What the exercise asks: Find the lines holding the string "document" in the data, then copy all of them.

···

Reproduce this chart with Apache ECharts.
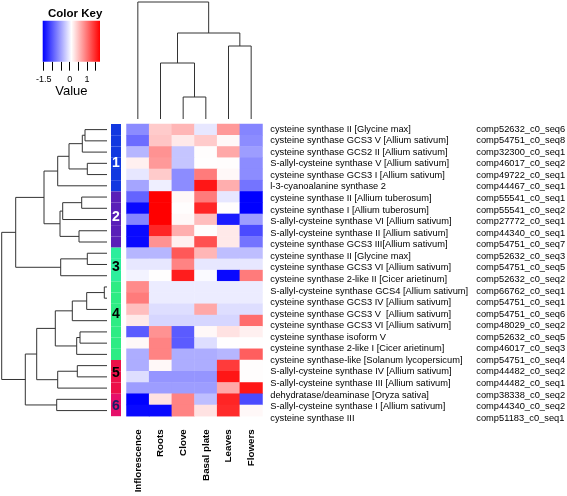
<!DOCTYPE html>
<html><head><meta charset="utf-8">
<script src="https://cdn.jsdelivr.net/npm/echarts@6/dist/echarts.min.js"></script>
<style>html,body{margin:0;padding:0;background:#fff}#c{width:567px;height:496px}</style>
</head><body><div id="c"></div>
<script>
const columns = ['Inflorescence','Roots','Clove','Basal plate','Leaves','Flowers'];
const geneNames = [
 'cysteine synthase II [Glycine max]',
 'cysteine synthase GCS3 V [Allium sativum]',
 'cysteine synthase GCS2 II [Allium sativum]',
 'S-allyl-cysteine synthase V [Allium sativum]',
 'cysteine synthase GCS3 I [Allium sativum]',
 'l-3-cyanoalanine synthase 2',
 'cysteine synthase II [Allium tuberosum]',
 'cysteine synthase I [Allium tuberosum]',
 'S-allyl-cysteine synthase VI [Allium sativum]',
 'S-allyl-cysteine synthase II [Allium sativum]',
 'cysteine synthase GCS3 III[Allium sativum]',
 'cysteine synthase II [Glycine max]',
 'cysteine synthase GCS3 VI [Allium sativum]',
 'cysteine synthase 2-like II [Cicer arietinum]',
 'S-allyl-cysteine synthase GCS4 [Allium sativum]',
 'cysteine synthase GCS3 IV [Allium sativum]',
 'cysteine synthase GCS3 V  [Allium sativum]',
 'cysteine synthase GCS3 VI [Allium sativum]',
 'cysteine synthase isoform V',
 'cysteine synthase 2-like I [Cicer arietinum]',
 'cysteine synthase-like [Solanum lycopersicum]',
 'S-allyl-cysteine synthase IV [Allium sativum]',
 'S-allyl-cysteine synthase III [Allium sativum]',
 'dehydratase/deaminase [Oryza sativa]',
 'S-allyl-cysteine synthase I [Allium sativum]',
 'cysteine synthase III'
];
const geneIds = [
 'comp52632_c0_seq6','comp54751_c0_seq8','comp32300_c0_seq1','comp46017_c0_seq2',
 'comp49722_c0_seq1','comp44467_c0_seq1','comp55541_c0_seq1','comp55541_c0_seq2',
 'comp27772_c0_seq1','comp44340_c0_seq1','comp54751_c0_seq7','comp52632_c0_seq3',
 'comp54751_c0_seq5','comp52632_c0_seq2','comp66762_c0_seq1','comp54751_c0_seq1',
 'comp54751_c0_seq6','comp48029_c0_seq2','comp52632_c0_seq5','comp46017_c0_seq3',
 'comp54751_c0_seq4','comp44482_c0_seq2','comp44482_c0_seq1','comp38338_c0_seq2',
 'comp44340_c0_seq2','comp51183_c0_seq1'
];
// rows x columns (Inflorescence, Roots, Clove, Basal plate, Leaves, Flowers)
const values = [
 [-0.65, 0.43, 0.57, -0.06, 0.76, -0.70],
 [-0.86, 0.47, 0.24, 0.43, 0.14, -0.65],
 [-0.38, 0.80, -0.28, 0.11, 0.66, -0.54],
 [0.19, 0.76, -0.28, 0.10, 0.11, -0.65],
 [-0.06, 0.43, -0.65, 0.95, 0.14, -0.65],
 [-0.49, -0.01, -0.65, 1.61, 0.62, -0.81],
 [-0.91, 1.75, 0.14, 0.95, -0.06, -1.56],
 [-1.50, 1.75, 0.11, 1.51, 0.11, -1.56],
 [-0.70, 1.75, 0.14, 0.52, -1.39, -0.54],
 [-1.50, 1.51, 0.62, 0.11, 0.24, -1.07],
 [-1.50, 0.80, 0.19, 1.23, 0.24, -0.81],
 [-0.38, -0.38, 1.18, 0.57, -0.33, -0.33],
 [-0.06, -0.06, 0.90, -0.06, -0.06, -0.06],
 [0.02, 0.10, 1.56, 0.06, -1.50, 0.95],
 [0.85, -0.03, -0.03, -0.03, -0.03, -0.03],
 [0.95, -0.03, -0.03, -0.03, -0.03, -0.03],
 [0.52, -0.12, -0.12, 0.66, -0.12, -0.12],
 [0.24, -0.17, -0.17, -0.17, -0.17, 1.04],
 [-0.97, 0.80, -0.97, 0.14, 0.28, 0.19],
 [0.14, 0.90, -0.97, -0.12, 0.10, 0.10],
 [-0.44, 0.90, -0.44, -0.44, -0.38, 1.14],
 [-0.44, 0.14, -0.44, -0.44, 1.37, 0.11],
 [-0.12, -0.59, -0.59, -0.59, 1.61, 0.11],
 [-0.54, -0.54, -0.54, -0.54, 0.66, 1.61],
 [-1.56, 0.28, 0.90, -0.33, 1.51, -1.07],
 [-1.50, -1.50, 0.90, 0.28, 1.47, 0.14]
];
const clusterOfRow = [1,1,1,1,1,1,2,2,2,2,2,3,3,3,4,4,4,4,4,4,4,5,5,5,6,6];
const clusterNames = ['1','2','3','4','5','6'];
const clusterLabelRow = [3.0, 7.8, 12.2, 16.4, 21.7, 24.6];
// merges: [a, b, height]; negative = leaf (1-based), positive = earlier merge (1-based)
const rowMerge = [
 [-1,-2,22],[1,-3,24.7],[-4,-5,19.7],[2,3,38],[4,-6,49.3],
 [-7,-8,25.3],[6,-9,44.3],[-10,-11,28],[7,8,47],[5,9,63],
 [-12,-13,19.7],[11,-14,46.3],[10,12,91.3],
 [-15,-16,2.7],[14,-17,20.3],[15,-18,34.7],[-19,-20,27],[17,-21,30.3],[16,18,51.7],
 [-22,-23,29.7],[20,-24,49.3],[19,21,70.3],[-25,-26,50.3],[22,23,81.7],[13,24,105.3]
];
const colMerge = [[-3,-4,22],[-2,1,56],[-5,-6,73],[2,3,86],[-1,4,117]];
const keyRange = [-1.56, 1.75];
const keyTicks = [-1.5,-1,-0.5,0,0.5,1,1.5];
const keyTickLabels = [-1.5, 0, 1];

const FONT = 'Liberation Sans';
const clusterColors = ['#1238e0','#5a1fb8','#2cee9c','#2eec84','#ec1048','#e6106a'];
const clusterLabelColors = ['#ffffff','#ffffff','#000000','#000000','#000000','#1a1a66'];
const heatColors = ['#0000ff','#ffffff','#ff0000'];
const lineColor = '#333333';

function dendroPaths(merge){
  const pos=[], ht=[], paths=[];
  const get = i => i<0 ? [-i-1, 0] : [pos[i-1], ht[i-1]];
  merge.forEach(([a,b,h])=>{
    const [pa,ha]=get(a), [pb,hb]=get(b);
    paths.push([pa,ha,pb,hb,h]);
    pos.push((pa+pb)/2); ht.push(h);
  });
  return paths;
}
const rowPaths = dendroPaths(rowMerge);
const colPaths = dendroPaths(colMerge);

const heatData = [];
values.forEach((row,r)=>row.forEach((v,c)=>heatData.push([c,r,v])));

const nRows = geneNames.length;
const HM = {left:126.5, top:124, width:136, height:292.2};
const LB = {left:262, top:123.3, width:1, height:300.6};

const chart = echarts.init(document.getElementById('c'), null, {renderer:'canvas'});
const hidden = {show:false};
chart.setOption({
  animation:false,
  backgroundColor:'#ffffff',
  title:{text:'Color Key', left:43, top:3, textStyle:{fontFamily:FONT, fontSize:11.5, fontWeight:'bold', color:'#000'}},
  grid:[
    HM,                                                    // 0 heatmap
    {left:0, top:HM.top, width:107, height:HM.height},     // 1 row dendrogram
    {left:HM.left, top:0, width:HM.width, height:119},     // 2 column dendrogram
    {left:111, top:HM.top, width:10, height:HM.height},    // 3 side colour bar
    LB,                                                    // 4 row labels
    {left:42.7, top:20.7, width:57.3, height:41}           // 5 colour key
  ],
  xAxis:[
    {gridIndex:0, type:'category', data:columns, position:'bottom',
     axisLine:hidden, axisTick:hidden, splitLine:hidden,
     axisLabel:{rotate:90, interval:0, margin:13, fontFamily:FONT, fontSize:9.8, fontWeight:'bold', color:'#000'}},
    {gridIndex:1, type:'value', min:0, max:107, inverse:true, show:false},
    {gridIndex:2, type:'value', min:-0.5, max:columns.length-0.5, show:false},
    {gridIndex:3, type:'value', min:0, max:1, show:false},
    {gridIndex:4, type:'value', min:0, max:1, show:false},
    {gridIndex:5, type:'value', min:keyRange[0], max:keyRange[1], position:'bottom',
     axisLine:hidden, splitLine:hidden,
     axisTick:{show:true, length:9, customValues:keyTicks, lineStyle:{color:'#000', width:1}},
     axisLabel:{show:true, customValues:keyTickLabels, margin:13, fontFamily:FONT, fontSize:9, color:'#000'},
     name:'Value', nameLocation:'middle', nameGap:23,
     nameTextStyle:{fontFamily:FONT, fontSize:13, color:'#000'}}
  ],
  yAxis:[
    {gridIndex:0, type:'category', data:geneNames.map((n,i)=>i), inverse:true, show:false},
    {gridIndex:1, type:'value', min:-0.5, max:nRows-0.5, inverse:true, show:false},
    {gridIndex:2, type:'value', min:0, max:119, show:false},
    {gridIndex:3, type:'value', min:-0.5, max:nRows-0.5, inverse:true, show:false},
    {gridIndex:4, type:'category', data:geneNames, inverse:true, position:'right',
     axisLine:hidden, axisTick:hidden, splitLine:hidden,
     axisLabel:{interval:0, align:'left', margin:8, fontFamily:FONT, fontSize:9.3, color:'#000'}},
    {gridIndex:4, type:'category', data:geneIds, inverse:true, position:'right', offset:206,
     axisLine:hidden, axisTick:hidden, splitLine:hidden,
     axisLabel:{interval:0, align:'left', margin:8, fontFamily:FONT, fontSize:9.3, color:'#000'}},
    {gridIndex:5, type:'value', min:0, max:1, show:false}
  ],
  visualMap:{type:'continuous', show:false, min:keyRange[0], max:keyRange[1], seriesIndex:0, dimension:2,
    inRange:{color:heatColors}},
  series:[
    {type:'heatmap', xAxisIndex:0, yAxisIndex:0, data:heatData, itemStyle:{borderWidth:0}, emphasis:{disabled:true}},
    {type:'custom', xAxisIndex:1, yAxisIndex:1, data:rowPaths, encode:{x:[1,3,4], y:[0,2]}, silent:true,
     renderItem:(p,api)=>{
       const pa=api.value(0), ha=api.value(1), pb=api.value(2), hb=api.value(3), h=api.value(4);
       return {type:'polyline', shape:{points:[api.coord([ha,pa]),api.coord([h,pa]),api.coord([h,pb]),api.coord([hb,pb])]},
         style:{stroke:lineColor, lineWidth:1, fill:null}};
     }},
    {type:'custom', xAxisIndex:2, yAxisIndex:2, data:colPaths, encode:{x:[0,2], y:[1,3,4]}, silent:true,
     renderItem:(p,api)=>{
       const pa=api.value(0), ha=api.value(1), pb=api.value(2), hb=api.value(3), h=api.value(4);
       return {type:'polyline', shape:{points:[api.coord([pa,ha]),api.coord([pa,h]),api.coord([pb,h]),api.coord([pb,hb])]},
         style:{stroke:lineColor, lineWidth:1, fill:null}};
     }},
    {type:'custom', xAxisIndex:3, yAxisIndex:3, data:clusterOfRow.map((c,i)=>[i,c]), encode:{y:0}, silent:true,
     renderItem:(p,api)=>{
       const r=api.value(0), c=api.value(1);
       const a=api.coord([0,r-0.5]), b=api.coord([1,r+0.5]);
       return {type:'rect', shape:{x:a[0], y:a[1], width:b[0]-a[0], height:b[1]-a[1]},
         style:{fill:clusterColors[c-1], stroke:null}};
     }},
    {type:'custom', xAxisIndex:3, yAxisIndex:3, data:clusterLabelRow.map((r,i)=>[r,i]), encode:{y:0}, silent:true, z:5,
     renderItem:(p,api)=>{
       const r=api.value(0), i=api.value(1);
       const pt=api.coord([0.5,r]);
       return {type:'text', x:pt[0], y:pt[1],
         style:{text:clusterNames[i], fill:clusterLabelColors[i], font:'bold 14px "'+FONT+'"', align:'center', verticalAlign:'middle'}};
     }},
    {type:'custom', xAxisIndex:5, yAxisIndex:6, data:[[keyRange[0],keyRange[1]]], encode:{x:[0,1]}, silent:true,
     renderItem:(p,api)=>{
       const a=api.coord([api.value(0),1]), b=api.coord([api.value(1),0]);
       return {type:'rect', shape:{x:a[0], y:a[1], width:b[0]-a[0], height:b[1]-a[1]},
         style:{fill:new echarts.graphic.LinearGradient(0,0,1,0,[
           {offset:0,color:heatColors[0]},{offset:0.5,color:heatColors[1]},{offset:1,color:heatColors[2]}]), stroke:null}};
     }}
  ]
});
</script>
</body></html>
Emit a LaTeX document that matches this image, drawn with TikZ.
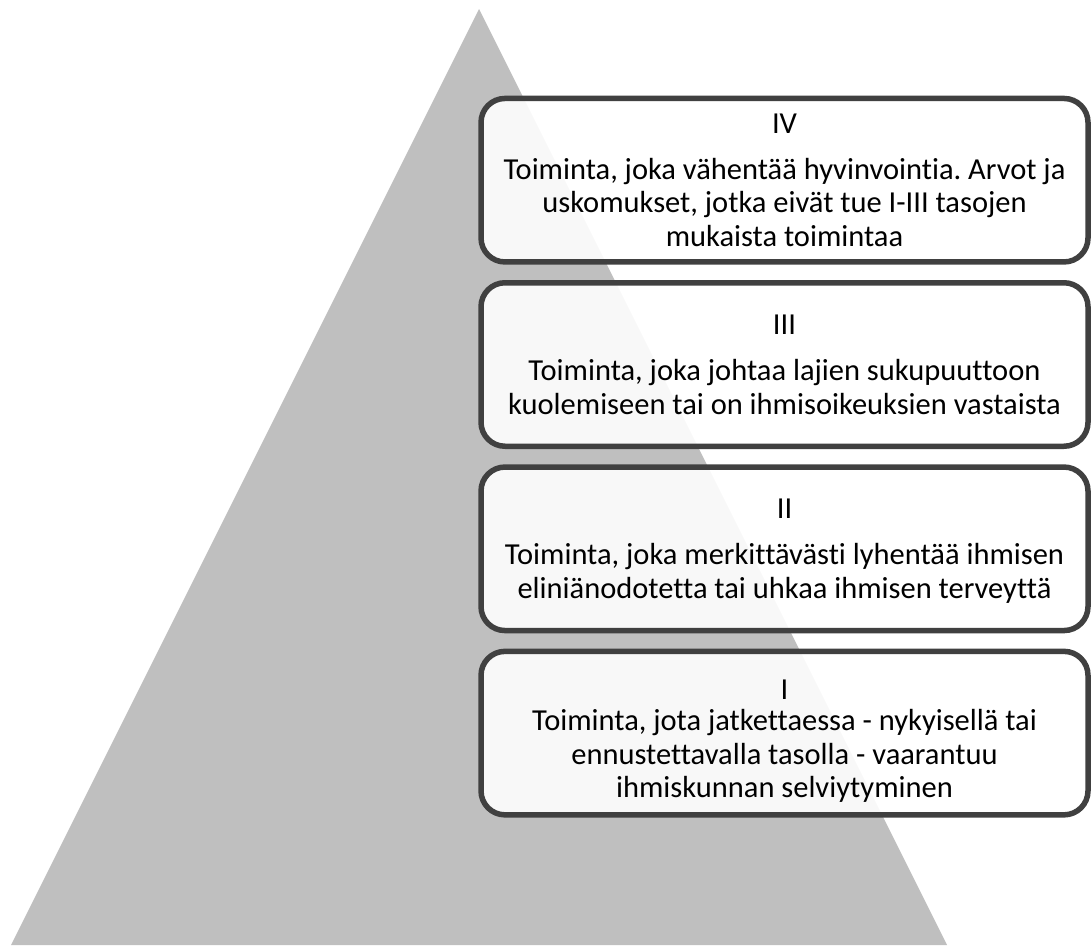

···

Response to this exercise:
const chart = echarts.init(document.getElementById('c'), null, {renderer:'canvas'});
Emit a LaTeX document that matches this image, drawn with TikZ.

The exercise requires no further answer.